Stored rows =>
========================

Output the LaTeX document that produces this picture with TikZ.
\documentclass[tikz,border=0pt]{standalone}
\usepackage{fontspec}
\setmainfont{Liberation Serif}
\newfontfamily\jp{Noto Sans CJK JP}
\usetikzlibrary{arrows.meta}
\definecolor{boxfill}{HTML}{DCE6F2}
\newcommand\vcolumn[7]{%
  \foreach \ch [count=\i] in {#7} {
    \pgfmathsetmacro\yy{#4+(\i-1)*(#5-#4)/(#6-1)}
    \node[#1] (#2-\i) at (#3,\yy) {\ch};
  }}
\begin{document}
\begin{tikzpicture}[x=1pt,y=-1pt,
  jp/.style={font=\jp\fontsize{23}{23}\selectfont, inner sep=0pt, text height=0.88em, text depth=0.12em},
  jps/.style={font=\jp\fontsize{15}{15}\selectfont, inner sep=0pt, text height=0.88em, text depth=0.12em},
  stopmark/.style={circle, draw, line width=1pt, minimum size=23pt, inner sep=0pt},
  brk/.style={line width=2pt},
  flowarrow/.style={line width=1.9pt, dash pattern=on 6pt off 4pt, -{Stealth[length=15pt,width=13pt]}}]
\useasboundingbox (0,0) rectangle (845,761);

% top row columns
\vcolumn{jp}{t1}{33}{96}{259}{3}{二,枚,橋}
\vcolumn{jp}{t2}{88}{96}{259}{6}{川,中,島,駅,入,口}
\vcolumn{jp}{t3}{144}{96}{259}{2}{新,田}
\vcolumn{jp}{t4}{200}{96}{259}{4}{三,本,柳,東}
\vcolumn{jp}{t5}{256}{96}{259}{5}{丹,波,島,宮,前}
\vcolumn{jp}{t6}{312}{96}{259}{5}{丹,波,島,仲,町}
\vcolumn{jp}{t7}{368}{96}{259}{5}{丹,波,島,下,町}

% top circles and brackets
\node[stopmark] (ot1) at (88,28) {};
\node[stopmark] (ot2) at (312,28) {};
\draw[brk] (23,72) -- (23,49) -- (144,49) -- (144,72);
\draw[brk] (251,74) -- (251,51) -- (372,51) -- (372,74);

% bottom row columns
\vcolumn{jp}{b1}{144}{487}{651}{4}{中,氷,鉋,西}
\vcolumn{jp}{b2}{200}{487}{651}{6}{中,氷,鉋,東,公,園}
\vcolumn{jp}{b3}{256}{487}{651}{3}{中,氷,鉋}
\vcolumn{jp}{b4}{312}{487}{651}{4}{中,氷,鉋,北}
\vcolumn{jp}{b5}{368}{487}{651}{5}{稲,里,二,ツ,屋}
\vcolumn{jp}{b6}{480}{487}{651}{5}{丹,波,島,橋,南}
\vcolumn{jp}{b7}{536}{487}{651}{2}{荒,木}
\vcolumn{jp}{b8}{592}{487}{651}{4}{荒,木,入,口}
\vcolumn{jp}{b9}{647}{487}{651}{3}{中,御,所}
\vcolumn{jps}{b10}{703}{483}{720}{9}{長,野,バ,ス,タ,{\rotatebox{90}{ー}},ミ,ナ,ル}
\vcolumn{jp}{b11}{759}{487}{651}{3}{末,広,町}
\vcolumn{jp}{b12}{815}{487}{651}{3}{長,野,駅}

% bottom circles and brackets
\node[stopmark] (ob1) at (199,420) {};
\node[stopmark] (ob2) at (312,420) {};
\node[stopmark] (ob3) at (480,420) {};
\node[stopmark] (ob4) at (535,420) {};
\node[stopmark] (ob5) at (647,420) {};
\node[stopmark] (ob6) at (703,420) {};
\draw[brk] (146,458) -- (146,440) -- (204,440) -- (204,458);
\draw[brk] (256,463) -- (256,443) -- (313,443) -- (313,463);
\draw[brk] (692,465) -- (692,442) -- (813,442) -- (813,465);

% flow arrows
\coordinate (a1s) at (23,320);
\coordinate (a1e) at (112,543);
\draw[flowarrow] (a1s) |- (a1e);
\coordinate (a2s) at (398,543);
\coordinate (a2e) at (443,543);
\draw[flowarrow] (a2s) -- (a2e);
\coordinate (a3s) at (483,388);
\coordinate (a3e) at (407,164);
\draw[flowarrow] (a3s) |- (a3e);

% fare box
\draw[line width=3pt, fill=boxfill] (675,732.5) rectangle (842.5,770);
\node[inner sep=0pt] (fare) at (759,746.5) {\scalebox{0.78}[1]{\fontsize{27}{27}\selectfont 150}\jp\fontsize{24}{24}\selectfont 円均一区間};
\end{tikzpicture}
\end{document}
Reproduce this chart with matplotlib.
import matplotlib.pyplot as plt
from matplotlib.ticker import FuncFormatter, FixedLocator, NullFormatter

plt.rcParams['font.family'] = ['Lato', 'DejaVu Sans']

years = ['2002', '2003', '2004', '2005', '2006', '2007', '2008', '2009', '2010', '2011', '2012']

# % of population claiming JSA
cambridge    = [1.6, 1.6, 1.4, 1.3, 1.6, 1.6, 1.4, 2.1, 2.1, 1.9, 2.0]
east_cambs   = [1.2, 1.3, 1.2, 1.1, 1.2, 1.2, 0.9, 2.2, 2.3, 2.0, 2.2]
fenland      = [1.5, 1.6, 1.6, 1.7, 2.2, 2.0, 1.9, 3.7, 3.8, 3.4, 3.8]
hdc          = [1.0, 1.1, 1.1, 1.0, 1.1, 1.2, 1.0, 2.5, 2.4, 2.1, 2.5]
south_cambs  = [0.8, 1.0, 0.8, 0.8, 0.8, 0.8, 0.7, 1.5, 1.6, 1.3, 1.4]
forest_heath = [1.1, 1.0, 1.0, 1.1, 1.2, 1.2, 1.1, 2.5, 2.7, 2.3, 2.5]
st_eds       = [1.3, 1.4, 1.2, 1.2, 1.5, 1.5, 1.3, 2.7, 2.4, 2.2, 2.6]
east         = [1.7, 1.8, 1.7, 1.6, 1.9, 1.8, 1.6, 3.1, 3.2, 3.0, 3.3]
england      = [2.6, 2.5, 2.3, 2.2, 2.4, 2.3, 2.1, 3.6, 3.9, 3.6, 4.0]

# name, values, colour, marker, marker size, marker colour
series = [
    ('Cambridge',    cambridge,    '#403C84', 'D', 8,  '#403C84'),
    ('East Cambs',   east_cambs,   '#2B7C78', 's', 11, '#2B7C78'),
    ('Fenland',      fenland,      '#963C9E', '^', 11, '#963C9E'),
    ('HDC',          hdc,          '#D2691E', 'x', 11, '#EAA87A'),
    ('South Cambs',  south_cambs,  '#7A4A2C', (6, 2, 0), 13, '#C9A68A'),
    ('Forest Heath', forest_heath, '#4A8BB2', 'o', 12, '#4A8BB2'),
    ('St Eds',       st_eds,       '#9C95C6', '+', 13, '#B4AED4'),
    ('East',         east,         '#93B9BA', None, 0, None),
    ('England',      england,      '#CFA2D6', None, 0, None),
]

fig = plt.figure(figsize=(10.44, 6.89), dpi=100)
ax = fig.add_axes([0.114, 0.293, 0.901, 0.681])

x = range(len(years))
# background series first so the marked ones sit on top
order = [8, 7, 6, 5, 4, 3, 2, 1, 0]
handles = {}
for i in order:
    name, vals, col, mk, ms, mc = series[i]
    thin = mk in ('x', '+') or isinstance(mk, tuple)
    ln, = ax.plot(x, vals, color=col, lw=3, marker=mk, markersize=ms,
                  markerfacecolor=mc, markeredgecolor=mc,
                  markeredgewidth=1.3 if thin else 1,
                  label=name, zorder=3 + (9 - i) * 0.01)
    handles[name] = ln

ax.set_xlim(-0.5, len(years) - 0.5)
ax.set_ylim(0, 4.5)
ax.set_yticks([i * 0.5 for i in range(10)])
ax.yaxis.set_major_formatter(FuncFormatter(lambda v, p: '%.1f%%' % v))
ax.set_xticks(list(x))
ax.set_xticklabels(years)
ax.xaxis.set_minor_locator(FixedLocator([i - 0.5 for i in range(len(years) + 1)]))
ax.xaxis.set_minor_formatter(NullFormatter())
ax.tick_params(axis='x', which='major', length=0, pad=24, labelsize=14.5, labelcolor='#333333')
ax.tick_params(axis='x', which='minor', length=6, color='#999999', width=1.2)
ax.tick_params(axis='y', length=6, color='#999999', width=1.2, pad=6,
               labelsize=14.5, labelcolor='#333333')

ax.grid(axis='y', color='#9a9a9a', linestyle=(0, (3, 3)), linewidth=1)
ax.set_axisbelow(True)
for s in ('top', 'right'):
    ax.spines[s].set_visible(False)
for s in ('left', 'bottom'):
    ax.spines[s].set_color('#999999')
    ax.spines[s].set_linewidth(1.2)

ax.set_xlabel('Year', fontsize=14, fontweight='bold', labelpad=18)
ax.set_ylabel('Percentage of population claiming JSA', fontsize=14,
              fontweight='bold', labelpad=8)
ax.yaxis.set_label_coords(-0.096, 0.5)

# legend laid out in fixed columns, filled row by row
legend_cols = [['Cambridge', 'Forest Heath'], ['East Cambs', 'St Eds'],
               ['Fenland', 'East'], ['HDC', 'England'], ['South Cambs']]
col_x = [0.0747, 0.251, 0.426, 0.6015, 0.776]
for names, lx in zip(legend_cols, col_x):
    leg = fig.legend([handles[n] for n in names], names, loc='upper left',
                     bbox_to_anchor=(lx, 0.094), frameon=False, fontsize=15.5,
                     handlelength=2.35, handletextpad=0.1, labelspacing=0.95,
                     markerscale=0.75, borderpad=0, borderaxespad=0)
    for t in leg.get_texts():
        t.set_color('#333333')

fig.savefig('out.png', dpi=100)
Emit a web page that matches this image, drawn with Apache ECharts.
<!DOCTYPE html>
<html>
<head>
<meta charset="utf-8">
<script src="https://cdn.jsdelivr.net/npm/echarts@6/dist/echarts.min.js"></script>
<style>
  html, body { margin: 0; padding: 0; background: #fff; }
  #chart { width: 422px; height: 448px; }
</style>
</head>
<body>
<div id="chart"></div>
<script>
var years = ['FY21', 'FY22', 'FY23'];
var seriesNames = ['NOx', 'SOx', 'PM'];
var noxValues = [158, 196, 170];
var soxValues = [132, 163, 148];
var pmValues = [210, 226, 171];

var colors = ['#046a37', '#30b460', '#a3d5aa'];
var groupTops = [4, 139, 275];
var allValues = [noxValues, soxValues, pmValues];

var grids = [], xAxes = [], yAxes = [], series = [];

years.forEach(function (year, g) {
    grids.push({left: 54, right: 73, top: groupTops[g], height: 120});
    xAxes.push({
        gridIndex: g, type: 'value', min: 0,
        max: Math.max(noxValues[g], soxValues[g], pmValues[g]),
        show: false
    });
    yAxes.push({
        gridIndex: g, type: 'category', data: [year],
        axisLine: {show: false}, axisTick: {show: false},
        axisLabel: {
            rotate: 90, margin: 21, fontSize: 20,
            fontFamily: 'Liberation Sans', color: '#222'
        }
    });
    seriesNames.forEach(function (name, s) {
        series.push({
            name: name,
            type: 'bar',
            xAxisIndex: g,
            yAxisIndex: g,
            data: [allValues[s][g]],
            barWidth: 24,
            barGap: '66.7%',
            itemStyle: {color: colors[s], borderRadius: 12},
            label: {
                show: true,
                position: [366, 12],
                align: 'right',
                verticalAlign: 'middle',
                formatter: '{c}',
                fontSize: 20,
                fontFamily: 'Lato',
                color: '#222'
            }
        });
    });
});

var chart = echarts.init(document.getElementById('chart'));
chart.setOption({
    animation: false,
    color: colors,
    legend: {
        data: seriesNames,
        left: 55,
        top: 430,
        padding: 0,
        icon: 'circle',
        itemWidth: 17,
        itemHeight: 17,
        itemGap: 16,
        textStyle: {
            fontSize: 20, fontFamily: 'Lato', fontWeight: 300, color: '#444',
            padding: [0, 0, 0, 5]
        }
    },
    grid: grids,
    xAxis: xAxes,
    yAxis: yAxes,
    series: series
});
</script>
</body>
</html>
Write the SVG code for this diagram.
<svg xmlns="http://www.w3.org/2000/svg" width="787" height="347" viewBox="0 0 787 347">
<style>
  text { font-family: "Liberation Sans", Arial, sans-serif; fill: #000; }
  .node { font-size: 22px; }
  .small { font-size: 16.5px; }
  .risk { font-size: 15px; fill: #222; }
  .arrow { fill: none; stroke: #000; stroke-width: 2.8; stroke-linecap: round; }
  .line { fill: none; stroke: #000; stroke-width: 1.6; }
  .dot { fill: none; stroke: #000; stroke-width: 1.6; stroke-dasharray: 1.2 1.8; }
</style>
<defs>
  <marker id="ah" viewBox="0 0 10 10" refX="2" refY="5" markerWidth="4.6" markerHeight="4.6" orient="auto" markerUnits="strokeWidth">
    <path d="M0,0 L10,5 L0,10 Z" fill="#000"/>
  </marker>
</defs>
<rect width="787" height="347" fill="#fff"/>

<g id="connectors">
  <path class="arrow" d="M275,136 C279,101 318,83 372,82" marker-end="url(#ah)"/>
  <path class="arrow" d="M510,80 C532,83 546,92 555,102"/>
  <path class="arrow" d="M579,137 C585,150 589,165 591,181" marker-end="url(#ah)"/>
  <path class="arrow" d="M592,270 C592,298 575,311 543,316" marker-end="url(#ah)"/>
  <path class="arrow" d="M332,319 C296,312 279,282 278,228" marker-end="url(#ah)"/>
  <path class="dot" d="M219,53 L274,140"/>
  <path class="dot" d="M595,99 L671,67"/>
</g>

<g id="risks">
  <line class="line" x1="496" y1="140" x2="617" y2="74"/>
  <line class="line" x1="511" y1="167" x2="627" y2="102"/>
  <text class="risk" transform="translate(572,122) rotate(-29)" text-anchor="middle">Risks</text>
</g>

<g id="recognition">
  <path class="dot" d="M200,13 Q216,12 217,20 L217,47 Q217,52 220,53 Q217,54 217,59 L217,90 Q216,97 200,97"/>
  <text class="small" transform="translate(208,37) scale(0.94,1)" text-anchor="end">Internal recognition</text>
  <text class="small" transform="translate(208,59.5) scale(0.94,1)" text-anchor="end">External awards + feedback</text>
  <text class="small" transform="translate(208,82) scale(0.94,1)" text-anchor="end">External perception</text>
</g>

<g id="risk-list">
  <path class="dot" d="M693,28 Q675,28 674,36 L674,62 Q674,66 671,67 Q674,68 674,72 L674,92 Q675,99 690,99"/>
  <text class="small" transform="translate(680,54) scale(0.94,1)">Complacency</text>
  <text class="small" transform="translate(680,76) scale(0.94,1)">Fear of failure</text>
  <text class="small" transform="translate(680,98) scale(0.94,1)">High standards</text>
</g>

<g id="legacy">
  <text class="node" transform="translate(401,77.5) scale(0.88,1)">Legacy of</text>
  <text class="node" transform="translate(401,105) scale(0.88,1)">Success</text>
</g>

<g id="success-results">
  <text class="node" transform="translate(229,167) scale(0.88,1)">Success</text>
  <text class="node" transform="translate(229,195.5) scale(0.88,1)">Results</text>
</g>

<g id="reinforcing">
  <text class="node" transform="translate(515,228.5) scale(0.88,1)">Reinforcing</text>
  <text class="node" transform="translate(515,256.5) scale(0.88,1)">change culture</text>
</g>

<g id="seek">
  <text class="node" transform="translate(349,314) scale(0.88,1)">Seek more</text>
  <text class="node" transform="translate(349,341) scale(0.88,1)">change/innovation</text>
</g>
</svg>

========================

Task goal =>
Quote only the lines running from the line that holds "Reproduce this chart with matplotlib." to the line that holds "ax = fig.add_axes([0.114, 0.293, 0.901, 0.681])", both ends included.

Response to this task =>
Reproduce this chart with matplotlib.
import matplotlib.pyplot as plt
from matplotlib.ticker import FuncFormatter, FixedLocator, NullFormatter

plt.rcParams['font.family'] = ['Lato', 'DejaVu Sans']

years = ['2002', '2003', '2004', '2005', '2006', '2007', '2008', '2009', '2010', '2011', '2012']

# % of population claiming JSA
cambridge    = [1.6, 1.6, 1.4, 1.3, 1.6, 1.6, 1.4, 2.1, 2.1, 1.9, 2.0]
east_cambs   = [1.2, 1.3, 1.2, 1.1, 1.2, 1.2, 0.9, 2.2, 2.3, 2.0, 2.2]
fenland      = [1.5, 1.6, 1.6, 1.7, 2.2, 2.0, 1.9, 3.7, 3.8, 3.4, 3.8]
hdc          = [1.0, 1.1, 1.1, 1.0, 1.1, 1.2, 1.0, 2.5, 2.4, 2.1, 2.5]
south_cambs  = [0.8, 1.0, 0.8, 0.8, 0.8, 0.8, 0.7, 1.5, 1.6, 1.3, 1.4]
forest_heath = [1.1, 1.0, 1.0, 1.1, 1.2, 1.2, 1.1, 2.5, 2.7, 2.3, 2.5]
st_eds       = [1.3, 1.4, 1.2, 1.2, 1.5, 1.5, 1.3, 2.7, 2.4, 2.2, 2.6]
east         = [1.7, 1.8, 1.7, 1.6, 1.9, 1.8, 1.6, 3.1, 3.2, 3.0, 3.3]
england      = [2.6, 2.5, 2.3, 2.2, 2.4, 2.3, 2.1, 3.6, 3.9, 3.6, 4.0]

# name, values, colour, marker, marker size, marker colour
series = [
    ('Cambridge',    cambridge,    '#403C84', 'D', 8,  '#403C84'),
    ('East Cambs',   east_cambs,   '#2B7C78', 's', 11, '#2B7C78'),
    ('Fenland',      fenland,      '#963C9E', '^', 11, '#963C9E'),
    ('HDC',          hdc,          '#D2691E', 'x', 11, '#EAA87A'),
    ('South Cambs',  south_cambs,  '#7A4A2C', (6, 2, 0), 13, '#C9A68A'),
    ('Forest Heath', forest_heath, '#4A8BB2', 'o', 12, '#4A8BB2'),
    ('St Eds',       st_eds,       '#9C95C6', '+', 13, '#B4AED4'),
    ('East',         east,         '#93B9BA', None, 0, None),
    ('England',      england,      '#CFA2D6', None, 0, None),
]

fig = plt.figure(figsize=(10.44, 6.89), dpi=100)
ax = fig.add_axes([0.114, 0.293, 0.901, 0.681])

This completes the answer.